Actually, I think the reason for your departure from NCB was pretty unconvincing. Serving the world and not Singapore alone? Seriously, whom were you trying to kid?

Just be honest lah. You discovered that your personal interests (research in computer science, graphics) were better served outside of NCB and in America. OK, there nothing wrong with that.
Few of us can predict or fully explore our interests at the age of 18. Especially in Singapore. It was a good thing that you discovered your interest and were resolute in fulfilling it.

Unlike Yeo, I don't believe that you had any moral obligation to serve once you paid off your bond. I also don't believe that the parting of ways had to be so acrimonious and people should have been more big-hearted about things.

testtube said...

What has happened in A* is that people who disagree with PY's view on how to treat scholars are blacklisted or harangued into submission. They will listen only to those who already agree with the official line. This ensures that nothing will change (until there is a major leadership upheaval, etc. --- unfortunately PY has installed enough of 'his' people there that his departure isn't enough). There is a total lack of self-examination that is not self-congratulatory, at least on the human resources front. (On the scientific side, the individual research institutes have external scientific review boards that come in every so often and recommend changes. These people actually recognise the failings on the HR side of things, but they say they can do nothing about that, because their job is to give advice only on scientific matters.)
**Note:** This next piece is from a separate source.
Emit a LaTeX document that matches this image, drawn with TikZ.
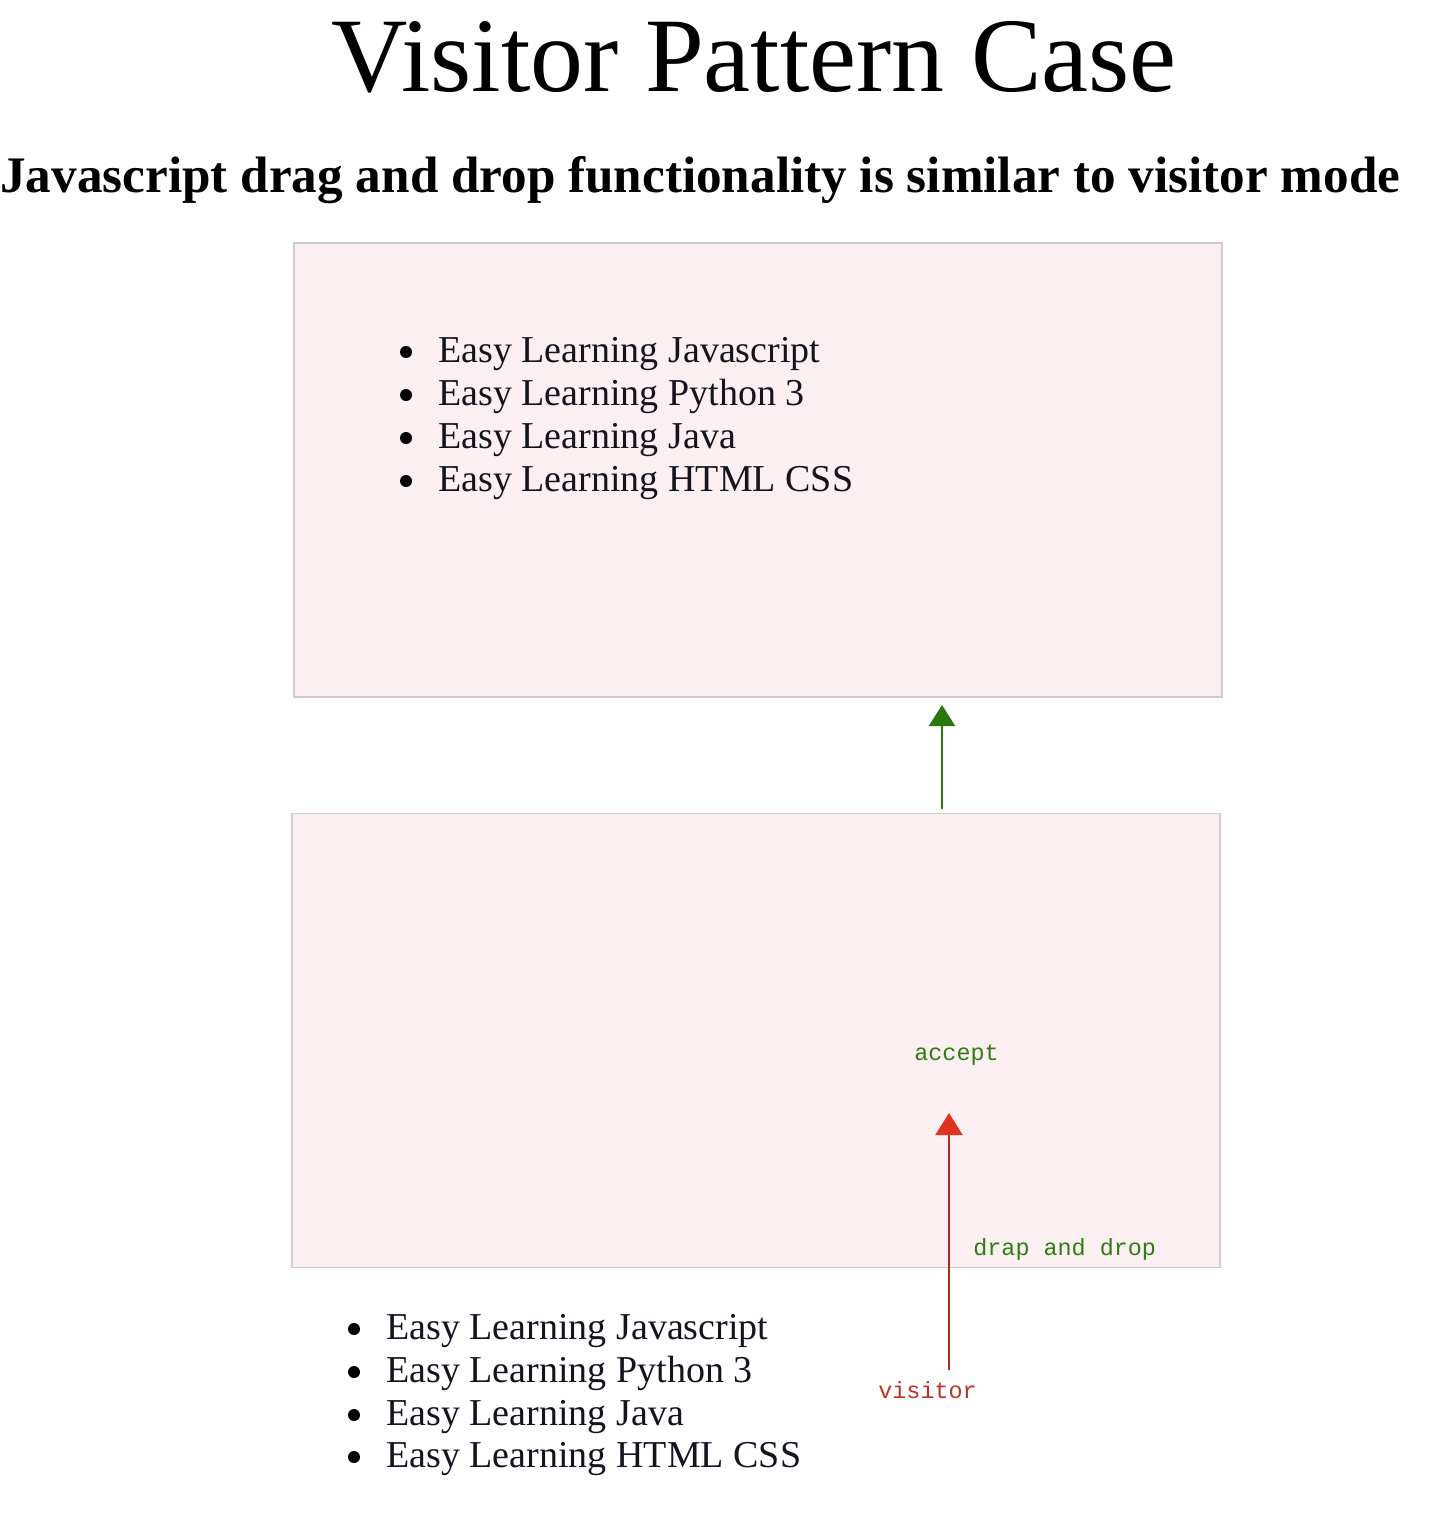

A*GA, the part of A* in charge of scholarships, does not seem to have external evaluators like the A* research institutes do. Scholars have never been asked for feedback by anyone external to A*. So, people are afraid to speak up, and those who do find themselves labelled as 'brats' or whatever. Really, they just have to ask themselves: is there any reason to think that the A* scholarship attracts more 'brats' than, say, PSC? If not, then why do they have such a high proportion of 'brats' in comparison to PSC? This is the kind of self-examination they should be carrying out but won't.

koko said...

hey,

a contract is enforceable across international boundaries. Why can't stat boards/government sue these "FT" overseas when they leave Sg?

Game1980 said...

I think it is important for Mr Hector Yee to clarify whether he had promised to return home when he took up the scholarship.

If he had promised then, he broke his promise.

If he had not, then all is well.

PSC should ask all scholars to sign a form saying they wont break bonds and then they will have the moral advantage but whether it is morally correct to do so is debatable!

Fox said...

Koko,

Most bondbreakers pay off their scholarship bonds when they break their bond. So, in fact, they have kept to the terms of their contracts.

koko said...

fox,

i was referring to the PRC and other FT bond breakers who abscond studying in Singapore before the completion of their 3 year bond to a singapore company.

Game1980 said...

In response to fox, the point is not whether they have kept to terms of contracts, the point is whether they have promised to return back to serve.

If so, that promise has been broken.
If not, then u are probably rt.

Is integrity worth anything?
I think PSC should ask the scholar to swear to return home. Then they will have the moral advantage but whether they have the moral right to do so is debatable.

Fox said...

Why should the scholars swear to return? Do the sponsoring organizations swear oaths or make any promises to their scholars outside of the contract?

Game1980 said...

well the point is the the organisation wants to shame the scholar

so either they be the bad guy and ask scholar to swear to serve them or they be gracious and let them go.

The one who provide the money gets to provide the term

Anonymous said...

PSC should just be greatful that most people are paying back their fees plus interest when choose to stay overseas. Just look at New Zealand, most of the student loans would never be paid back.